**Set exercise**:
Reproduce exactly, with no pictures, each line from the opening of the material down through the line containing "Chart.register(...registerables);".

##### Dataset excerpt #####

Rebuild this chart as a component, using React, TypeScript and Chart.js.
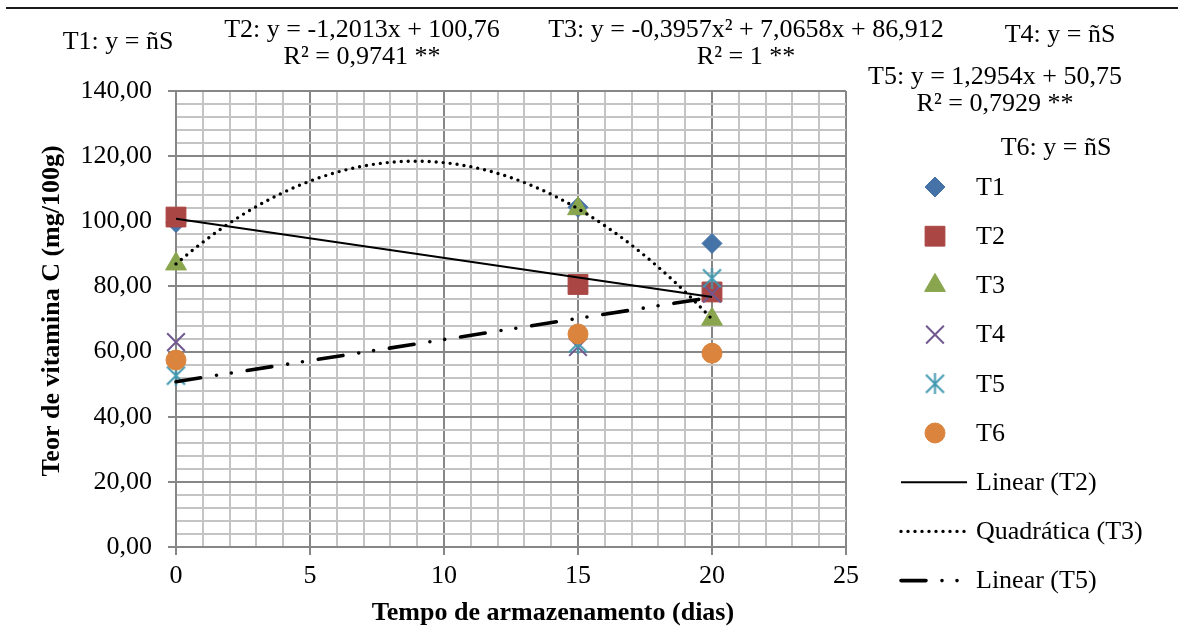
import React, { useEffect, useRef } from 'react';
import { Chart, registerables, PointElement } from 'chart.js';

Chart.register(...registerables);

// Storage time (days) and vitamin C content (mg/100g) for each treatment
const days = [0, 15, 20];
const seriesNames = ['T1', 'T2', 'T3', 'T4', 'T5', 'T6'];
const t1 = [99.6, 104.3, 93.2];
const t2 = [101.3, 80.6, 78.3];
const t3 = [86.91, 103.87, 69.95];
const t4 = [62.9, 61.4, 77.8];
const t5 = [52.6, 62.5, 82.5];
const t6 = [57.4, 65.4, 59.5];

// Fitted regression coefficients (constant, x, x²)
const fitT2 = [100.76, -1.2013];
const fitT3 = [86.912, 7.0658, -0.3957];
const fitT5 = [50.75, 1.2954];
const fitRange = [0, 20];
const fitNames = ['Linear (T2)', 'Quadrática (T3)', 'Linear (T5)'];

// Axis ticks
const xMajorTicks = [0, 5, 10, 15, 20, 25];
const yMajorTicks = [0, 20, 40, 60, 80, 100, 120, 140];

// Equation labels
const eqT1 = ['T1: y = ñS'];
const eqT2 = ['T2: y = -1,2013x + 100,76', 'R² = 0,9741 **'];
const eqT3 = ['T3: y = -0,3957x² + 7,0658x + 86,912', 'R² = 1 **'];
const eqT4 = ['T4: y = ñS'];
const eqT5 = ['T5: y = 1,2954x + 50,75', 'R² = 0,7929 **'];
const eqT6 = ['T6: y = ñS'];

const xTitle = 'Tempo de armazenamento (dias)';
const yTitle = 'Teor de vitamina C (mg/100g)';

const COLORS = ['#4572A7', '#AA4643', '#89A54E', '#71588F', '#4198AF', '#DB843D'];
const FONT = '"Liberation Serif", "Times New Roman", serif';
const MAJOR_GRID = '#878787';
const MINOR_GRID = '#C4C4C4';

function polyAt(coefs: number[], x: number) {
  return coefs.reduce((s, c, i) => s + c * Math.pow(x, i), 0);
}

function fitPoints(coefs: number[], steps: number) {
  const [a, b] = fitRange;
  const pts = [] as { x: number; y: number }[];
  for (let i = 0; i <= steps; i++) {
    const x = a + ((b - a) * i) / steps;
    pts.push({ x, y: polyAt(coefs, x) });
  }
  return pts;
}

function makeAsterisk(color: string) {
  const size = 21;
  const c = document.createElement('canvas');
  c.width = size;
  c.height = size;
  const g = c.getContext('2d')!;
  g.strokeStyle = color;
  g.lineWidth = 2;
  g.beginPath();
  g.moveTo(1.5, 1.5);
  g.lineTo(size - 1.5, size - 1.5);
  g.moveTo(size - 1.5, 1.5);
  g.lineTo(1.5, size - 1.5);
  g.moveTo(size / 2, 0);
  g.lineTo(size / 2, size);
  g.stroke();
  return c;
}

const decorations = {
  id: 'decorations',
  afterDraw(chart: any) {
    const { ctx } = chart;
    ctx.save();

    // rule across the top
    ctx.strokeStyle = '#1a1a1a';
    ctx.lineWidth = 2;
    ctx.beginPath();
    ctx.moveTo(6, 8);
    ctx.lineTo(1178, 8);
    ctx.stroke();

    // regression equations
    ctx.fillStyle = '#000';
    ctx.font = `26px ${FONT}`;
    ctx.textAlign = 'center';
    ctx.textBaseline = 'middle';
    const eqs: [string[], number, number][] = [
      [eqT1, 118, 42],
      [eqT2, 362, 30],
      [eqT3, 746, 30],
      [eqT4, 1060, 35],
      [eqT5, 995, 77],
      [eqT6, 1056, 148],
    ];
    eqs.forEach(([lines, x, y]) => {
      lines.forEach((t, k) => ctx.fillText(t, x, y + k * 27));
    });

    // axis titles
    ctx.font = `bold 26px ${FONT}`;
    ctx.fillText(xTitle, 553, 613);
    ctx.save();
    ctx.translate(52, 311);
    ctx.rotate(-Math.PI / 2);
    ctx.fillText(yTitle, 0, 0);
    ctx.restore();

    // legend
    ctx.font = `26px ${FONT}`;
    ctx.textAlign = 'left';
    const area = { left: 0, top: 0, right: chart.width, bottom: chart.height };
    chart.data.datasets.forEach((ds: any, i: number) => {
      const y = 187 + i * 49.2;
      const meta = chart.getDatasetMeta(i);
      if (ds.showLine) {
        ctx.save();
        ctx.strokeStyle = ds.borderColor;
        ctx.lineWidth = ds.borderWidth;
        ctx.lineCap = ds.borderCapStyle || 'butt';
        ctx.setLineDash(ds.borderDash || []);
        ctx.beginPath();
        ctx.moveTo(901, y);
        ctx.lineTo(967, y);
        ctx.stroke();
        ctx.restore();
      } else {
        const src = meta.data[0];
        const pt = new (PointElement as any)({ x: 935, y, options: src.options });
        pt.draw(ctx, area);
      }
      ctx.fillStyle = '#000';
      ctx.fillText(ds.label, 976, y + 1);
    });

    ctx.restore();
  },
};

export default function App() {
  const canvasRef = useRef<HTMLCanvasElement | null>(null);

  useEffect(() => {
    document.body.style.margin = '0';
    const canvas = canvasRef.current;
    if (!canvas) return;

    const pointSeries = [t1, t2, t3, t4, t5, t6];
    const styles: any[] = [
      { pointStyle: 'rectRot', pointRadius: 10 },
      { pointStyle: 'rect', pointRadius: 14 },
      { pointStyle: 'triangle', pointRadius: 12 },
      { pointStyle: 'crossRot', pointRadius: 12.5, pointBorderWidth: 2 },
      { pointStyle: makeAsterisk(COLORS[4]), pointRadius: 10 },
      { pointStyle: 'circle', pointRadius: 10 },
    ];

    const pointDatasets = pointSeries.map((vals, i) => ({
      label: seriesNames[i],
      data: days.map((d, k) => ({ x: d, y: vals[k] })),
      showLine: false,
      clip: false,
      backgroundColor: COLORS[i],
      borderColor: COLORS[i],
      pointBackgroundColor: COLORS[i],
      pointBorderColor: COLORS[i],
      pointBorderWidth: 1,
      order: 8 - i,
      ...styles[i],
    }));

    const fitDatasets = [
      {
        label: fitNames[0],
        data: fitPoints(fitT2, 1),
        borderWidth: 2,
        borderDash: [],
        borderCapStyle: 'butt',
      },
      {
        label: fitNames[1],
        data: fitPoints(fitT3, 80),
        borderWidth: 3.4,
        borderDash: [0, 7],
        borderCapStyle: 'round',
      },
      {
        label: fitNames[2],
        data: fitPoints(fitT5, 1),
        borderWidth: 3.6,
        borderDash: [25, 16, 0, 15, 0, 16],
        borderCapStyle: 'round',
      },
    ].map((d, i) => ({
      ...d,
      showLine: true,
      clip: false,
      borderColor: '#000',
      backgroundColor: '#000',
      pointRadius: 0,
      tension: 0,
      fill: false,
      order: i,
    }));

    const isMajor = (v: number, list: number[]) => list.some((m) => Math.abs(m - v) < 1e-6);

    const chart = new Chart(canvas, {
      type: 'scatter',
      data: { datasets: [...pointDatasets, ...fitDatasets] as any },
      options: {
        animation: false,
        responsive: false,
        devicePixelRatio: 1,
        layout: { padding: { top: 91, right: 332, bottom: 0, left: 0 } },
        plugins: {
          legend: { display: false },
          tooltip: { enabled: false },
        },
        scales: {
          x: {
            type: 'linear',
            min: 0,
            max: 25,
            afterFit: (s: any) => {
              s.height = 88;
            },
            ticks: {
              stepSize: 1,
              autoSkip: false,
              maxRotation: 0,
              padding: 6,
              color: '#000',
              font: { family: FONT, size: 26 },
              callback: (v: any) => (isMajor(Number(v), xMajorTicks) ? String(v) : ''),
            },
            grid: {
              color: (c: any) => (isMajor(c.tick.value, xMajorTicks) ? MAJOR_GRID : MINOR_GRID),
              tickColor: (c: any) => (isMajor(c.tick.value, xMajorTicks) ? MAJOR_GRID : 'rgba(0,0,0,0)'),
              lineWidth: 2,
              tickLength: 8,
            },
            border: { color: MAJOR_GRID, width: 2 },
          },
          y: {
            type: 'linear',
            min: 0,
            max: 140,
            afterFit: (s: any) => {
              s.width = 176;
            },
            ticks: {
              stepSize: 4,
              autoSkip: false,
              padding: 16,
              color: '#000',
              font: { family: FONT, size: 26 },
              callback: (v: any) =>
                isMajor(Number(v), yMajorTicks) ? Number(v).toFixed(2).replace('.', ',') : '',
            },
            grid: {
              color: (c: any) => (isMajor(c.tick.value, yMajorTicks) ? MAJOR_GRID : MINOR_GRID),
              tickColor: (c: any) => (isMajor(c.tick.value, yMajorTicks) ? MAJOR_GRID : 'rgba(0,0,0,0)'),
              lineWidth: 2,
              tickLength: 8,
            },
            border: { color: MAJOR_GRID, width: 2 },
          },
        },
      },
      plugins: [decorations],
    });

    return () => chart.destroy();
  }, []);

  return (
    <div style={{ width: 1178, height: 635, background: '#fff' }}>
      <canvas ref={canvasRef} width={1178} height={635} style={{ display: 'block' }} />
    </div>
  );
}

#####

**Correct response**:
Rebuild this chart as a component, using React, TypeScript and Chart.js.
import React, { useEffect, useRef } from 'react';
import { Chart, registerables, PointElement } from 'chart.js';

Chart.register(...registerables);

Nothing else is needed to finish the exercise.